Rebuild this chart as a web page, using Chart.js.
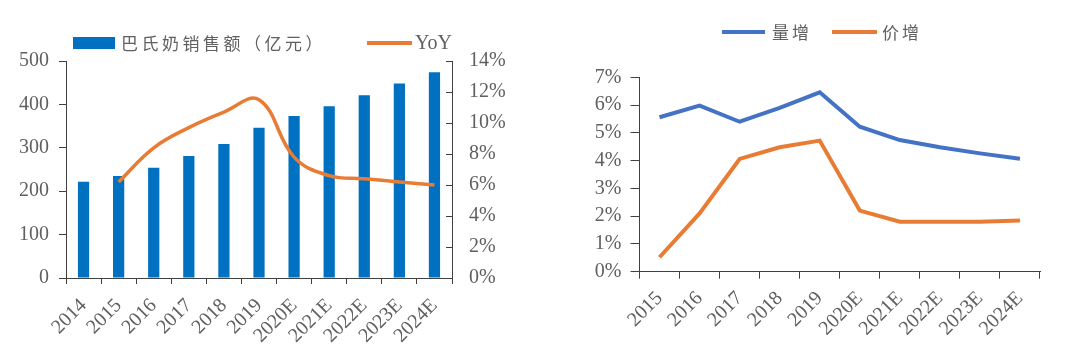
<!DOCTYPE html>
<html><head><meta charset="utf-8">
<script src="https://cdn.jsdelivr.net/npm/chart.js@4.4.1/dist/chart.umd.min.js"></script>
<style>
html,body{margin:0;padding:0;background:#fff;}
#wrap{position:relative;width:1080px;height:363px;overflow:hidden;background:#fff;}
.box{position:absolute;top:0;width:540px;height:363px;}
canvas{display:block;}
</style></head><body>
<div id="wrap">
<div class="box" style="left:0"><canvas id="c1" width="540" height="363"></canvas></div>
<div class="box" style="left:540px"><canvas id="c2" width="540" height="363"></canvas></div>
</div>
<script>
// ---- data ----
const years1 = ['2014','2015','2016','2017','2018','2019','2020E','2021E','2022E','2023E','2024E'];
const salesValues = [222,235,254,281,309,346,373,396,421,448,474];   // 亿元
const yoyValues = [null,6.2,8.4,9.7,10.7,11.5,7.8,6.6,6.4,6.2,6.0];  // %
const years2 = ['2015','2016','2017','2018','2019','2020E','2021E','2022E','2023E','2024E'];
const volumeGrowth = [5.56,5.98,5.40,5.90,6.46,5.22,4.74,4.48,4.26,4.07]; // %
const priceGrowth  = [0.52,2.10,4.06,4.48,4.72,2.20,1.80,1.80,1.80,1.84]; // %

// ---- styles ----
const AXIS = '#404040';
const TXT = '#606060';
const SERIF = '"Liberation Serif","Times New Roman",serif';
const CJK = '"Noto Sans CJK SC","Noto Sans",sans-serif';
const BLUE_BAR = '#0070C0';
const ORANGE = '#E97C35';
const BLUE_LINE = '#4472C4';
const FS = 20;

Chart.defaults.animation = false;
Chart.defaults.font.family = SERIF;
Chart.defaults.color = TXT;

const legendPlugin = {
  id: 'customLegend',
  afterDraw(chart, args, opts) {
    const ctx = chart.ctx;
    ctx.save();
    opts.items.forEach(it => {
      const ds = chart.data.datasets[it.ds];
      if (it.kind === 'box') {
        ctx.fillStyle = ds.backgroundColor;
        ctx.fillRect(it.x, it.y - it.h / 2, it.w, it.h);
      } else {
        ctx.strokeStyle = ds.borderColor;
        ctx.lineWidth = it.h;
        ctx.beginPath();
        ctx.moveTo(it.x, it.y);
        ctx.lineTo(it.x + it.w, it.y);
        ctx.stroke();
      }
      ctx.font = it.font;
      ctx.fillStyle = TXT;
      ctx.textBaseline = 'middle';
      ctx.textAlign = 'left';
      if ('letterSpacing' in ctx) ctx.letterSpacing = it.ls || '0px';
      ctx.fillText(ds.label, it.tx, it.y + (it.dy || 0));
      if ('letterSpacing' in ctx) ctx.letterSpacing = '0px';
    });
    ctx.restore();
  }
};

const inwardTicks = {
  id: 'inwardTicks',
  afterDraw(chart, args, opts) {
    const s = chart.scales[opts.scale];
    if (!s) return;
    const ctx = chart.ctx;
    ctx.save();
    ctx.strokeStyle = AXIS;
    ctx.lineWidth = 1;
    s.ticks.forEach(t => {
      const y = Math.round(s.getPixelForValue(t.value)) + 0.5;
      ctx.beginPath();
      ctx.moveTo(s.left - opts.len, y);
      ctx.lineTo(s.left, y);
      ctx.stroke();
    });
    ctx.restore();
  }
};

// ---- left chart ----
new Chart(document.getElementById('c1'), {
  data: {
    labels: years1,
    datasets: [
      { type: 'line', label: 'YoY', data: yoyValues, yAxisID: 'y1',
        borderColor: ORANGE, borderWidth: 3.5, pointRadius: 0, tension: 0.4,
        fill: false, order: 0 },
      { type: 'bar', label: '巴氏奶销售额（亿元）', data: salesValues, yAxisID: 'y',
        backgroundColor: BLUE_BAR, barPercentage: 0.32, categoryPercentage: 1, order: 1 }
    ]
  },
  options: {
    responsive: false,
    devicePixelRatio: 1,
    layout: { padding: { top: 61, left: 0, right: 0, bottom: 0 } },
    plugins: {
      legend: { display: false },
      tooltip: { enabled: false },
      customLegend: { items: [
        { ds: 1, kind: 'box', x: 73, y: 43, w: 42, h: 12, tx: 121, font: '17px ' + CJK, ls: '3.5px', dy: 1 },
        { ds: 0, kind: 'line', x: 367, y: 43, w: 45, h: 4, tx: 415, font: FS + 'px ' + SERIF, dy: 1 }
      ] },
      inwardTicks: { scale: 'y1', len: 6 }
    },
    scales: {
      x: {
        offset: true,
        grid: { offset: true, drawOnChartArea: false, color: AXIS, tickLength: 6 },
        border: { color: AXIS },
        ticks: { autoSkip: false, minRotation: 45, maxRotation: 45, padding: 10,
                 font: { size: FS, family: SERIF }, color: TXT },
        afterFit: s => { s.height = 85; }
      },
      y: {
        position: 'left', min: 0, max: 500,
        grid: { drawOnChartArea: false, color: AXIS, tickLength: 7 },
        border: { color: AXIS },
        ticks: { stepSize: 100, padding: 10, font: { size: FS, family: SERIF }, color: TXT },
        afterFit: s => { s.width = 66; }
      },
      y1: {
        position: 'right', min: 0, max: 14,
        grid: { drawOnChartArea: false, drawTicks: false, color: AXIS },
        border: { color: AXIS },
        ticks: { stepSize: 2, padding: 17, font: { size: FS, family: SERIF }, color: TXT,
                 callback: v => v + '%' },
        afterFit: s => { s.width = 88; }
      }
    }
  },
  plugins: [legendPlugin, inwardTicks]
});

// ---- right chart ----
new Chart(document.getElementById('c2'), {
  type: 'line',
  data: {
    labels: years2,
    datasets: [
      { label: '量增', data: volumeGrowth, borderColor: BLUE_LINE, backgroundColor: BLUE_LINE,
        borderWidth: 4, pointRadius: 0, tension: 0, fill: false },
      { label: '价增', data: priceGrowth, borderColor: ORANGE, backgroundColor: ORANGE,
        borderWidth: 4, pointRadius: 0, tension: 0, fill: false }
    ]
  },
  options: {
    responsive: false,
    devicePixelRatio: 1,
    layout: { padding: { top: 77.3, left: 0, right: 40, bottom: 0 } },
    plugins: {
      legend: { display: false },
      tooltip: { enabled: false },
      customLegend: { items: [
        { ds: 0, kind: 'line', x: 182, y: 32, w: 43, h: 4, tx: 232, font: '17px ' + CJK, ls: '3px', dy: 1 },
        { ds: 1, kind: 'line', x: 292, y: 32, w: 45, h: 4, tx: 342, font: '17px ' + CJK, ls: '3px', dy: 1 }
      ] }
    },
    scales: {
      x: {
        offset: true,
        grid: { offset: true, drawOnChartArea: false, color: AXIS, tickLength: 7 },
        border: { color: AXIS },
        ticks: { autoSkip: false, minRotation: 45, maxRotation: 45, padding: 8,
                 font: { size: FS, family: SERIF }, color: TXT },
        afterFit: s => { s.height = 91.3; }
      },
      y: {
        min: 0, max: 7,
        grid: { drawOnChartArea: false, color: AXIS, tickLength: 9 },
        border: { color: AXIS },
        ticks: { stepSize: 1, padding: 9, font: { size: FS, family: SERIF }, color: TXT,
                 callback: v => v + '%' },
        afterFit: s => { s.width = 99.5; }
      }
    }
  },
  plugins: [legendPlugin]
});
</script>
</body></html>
====
TASK DESCRIPTION
Quote everything in the listing above exactly; pictures are the only thing to omit.

ANSWER
Rebuild this chart as a web page, using Chart.js.
<!DOCTYPE html>
<html><head><meta charset="utf-8">
<script src="https://cdn.jsdelivr.net/npm/chart.js@4.4.1/dist/chart.umd.min.js"></script>
<style>
html,body{margin:0;padding:0;background:#fff;}
#wrap{position:relative;width:1080px;height:363px;overflow:hidden;background:#fff;}
.box{position:absolute;top:0;width:540px;height:363px;}
canvas{display:block;}
</style></head><body>
<div id="wrap">
<div class="box" style="left:0"><canvas id="c1" width="540" height="363"></canvas></div>
<div class="box" style="left:540px"><canvas id="c2" width="540" height="363"></canvas></div>
</div>
<script>
// ---- data ----
const years1 = ['2014','2015','2016','2017','2018','2019','2020E','2021E','2022E','2023E','2024E'];
const salesValues = [222,235,254,281,309,346,373,396,421,448,474];   // 亿元
const yoyValues = [null,6.2,8.4,9.7,10.7,11.5,7.8,6.6,6.4,6.2,6.0];  // %
const years2 = ['2015','2016','2017','2018','2019','2020E','2021E','2022E','2023E','2024E'];
const volumeGrowth = [5.56,5.98,5.40,5.90,6.46,5.22,4.74,4.48,4.26,4.07]; // %
const priceGrowth  = [0.52,2.10,4.06,4.48,4.72,2.20,1.80,1.80,1.80,1.84]; // %

// ---- styles ----
const AXIS = '#404040';
const TXT = '#606060';
const SERIF = '"Liberation Serif","Times New Roman",serif';
const CJK = '"Noto Sans CJK SC","Noto Sans",sans-serif';
const BLUE_BAR = '#0070C0';
const ORANGE = '#E97C35';
const BLUE_LINE = '#4472C4';
const FS = 20;

Chart.defaults.animation = false;
Chart.defaults.font.family = SERIF;
Chart.defaults.color = TXT;

const legendPlugin = {
  id: 'customLegend',
  afterDraw(chart, args, opts) {
    const ctx = chart.ctx;
    ctx.save();
    opts.items.forEach(it => {
      const ds = chart.data.datasets[it.ds];
      if (it.kind === 'box') {
        ctx.fillStyle = ds.backgroundColor;
        ctx.fillRect(it.x, it.y - it.h / 2, it.w, it.h);
      } else {
        ctx.strokeStyle = ds.borderColor;
        ctx.lineWidth = it.h;
        ctx.beginPath();
        ctx.moveTo(it.x, it.y);
        ctx.lineTo(it.x + it.w, it.y);
        ctx.stroke();
      }
      ctx.font = it.font;
      ctx.fillStyle = TXT;
      ctx.textBaseline = 'middle';
      ctx.textAlign = 'left';
      if ('letterSpacing' in ctx) ctx.letterSpacing = it.ls || '0px';
      ctx.fillText(ds.label, it.tx, it.y + (it.dy || 0));
      if ('letterSpacing' in ctx) ctx.letterSpacing = '0px';
    });
    ctx.restore();
  }
};

const inwardTicks = {
  id: 'inwardTicks',
  afterDraw(chart, args, opts) {
    const s = chart.scales[opts.scale];
    if (!s) return;
    const ctx = chart.ctx;
    ctx.save();
    ctx.strokeStyle = AXIS;
    ctx.lineWidth = 1;
    s.ticks.forEach(t => {
      const y = Math.round(s.getPixelForValue(t.value)) + 0.5;
      ctx.beginPath();
      ctx.moveTo(s.left - opts.len, y);
      ctx.lineTo(s.left, y);
      ctx.stroke();
    });
    ctx.restore();
  }
};

// ---- left chart ----
new Chart(document.getElementById('c1'), {
  data: {
    labels: years1,
    datasets: [
      { type: 'line', label: 'YoY', data: yoyValues, yAxisID: 'y1',
        borderColor: ORANGE, borderWidth: 3.5, pointRadius: 0, tension: 0.4,
        fill: false, order: 0 },
      { type: 'bar', label: '巴氏奶销售额（亿元）', data: salesValues, yAxisID: 'y',
        backgroundColor: BLUE_BAR, barPercentage: 0.32, categoryPercentage: 1, order: 1 }
    ]
  },
  options: {
    responsive: false,
    devicePixelRatio: 1,
    layout: { padding: { top: 61, left: 0, right: 0, bottom: 0 } },
    plugins: {
      legend: { display: false },
      tooltip: { enabled: false },
      customLegend: { items: [
        { ds: 1, kind: 'box', x: 73, y: 43, w: 42, h: 12, tx: 121, font: '17px ' + CJK, ls: '3.5px', dy: 1 },
        { ds: 0, kind: 'line', x: 367, y: 43, w: 45, h: 4, tx: 415, font: FS + 'px ' + SERIF, dy: 1 }
      ] },
      inwardTicks: { scale: 'y1', len: 6 }
    },
    scales: {
      x: {
        offset: true,
        grid: { offset: true, drawOnChartArea: false, color: AXIS, tickLength: 6 },
        border: { color: AXIS },
        ticks: { autoSkip: false, minRotation: 45, maxRotation: 45, padding: 10,
                 font: { size: FS, family: SERIF }, color: TXT },
        afterFit: s => { s.height = 85; }
      },
      y: {
        position: 'left', min: 0, max: 500,
        grid: { drawOnChartArea: false, color: AXIS, tickLength: 7 },
        border: { color: AXIS },
        ticks: { stepSize: 100, padding: 10, font: { size: FS, family: SERIF }, color: TXT },
        afterFit: s => { s.width = 66; }
      },
      y1: {
        position: 'right', min: 0, max: 14,
        grid: { drawOnChartArea: false, drawTicks: false, color: AXIS },
        border: { color: AXIS },
        ticks: { stepSize: 2, padding: 17, font: { size: FS, family: SERIF }, color: TXT,
                 callback: v => v + '%' },
        afterFit: s => { s.width = 88; }
      }
    }
  },
  plugins: [legendPlugin, inwardTicks]
});

// ---- right chart ----
new Chart(document.getElementById('c2'), {
  type: 'line',
  data: {
    labels: years2,
    datasets: [
      { label: '量增', data: volumeGrowth, borderColor: BLUE_LINE, backgroundColor: BLUE_LINE,
        borderWidth: 4, pointRadius: 0, tension: 0, fill: false },
      { label: '价增', data: priceGrowth, borderColor: ORANGE, backgroundColor: ORANGE,
        borderWidth: 4, pointRadius: 0, tension: 0, fill: false }
    ]
  },
  options: {
    responsive: false,
    devicePixelRatio: 1,
    layout: { padding: { top: 77.3, left: 0, right: 40, bottom: 0 } },
    plugins: {
      legend: { display: false },
      tooltip: { enabled: false },
      customLegend: { items: [
        { ds: 0, kind: 'line', x: 182, y: 32, w: 43, h: 4, tx: 232, font: '17px ' + CJK, ls: '3px', dy: 1 },
        { ds: 1, kind: 'line', x: 292, y: 32, w: 45, h: 4, tx: 342, font: '17px ' + CJK, ls: '3px', dy: 1 }
      ] }
    },
    scales: {
      x: {
        offset: true,
        grid: { offset: true, drawOnChartArea: false, color: AXIS, tickLength: 7 },
        border: { color: AXIS },
        ticks: { autoSkip: false, minRotation: 45, maxRotation: 45, padding: 8,
                 font: { size: FS, family: SERIF }, color: TXT },
        afterFit: s => { s.height = 91.3; }
      },
      y: {
        min: 0, max: 7,
        grid: { drawOnChartArea: false, color: AXIS, tickLength: 9 },
        border: { color: AXIS },
        ticks: { stepSize: 1, padding: 9, font: { size: FS, family: SERIF }, color: TXT,
                 callback: v => v + '%' },
        afterFit: s => { s.width = 99.5; }
      }
    }
  },
  plugins: [legendPlugin]
});
</script>
</body></html>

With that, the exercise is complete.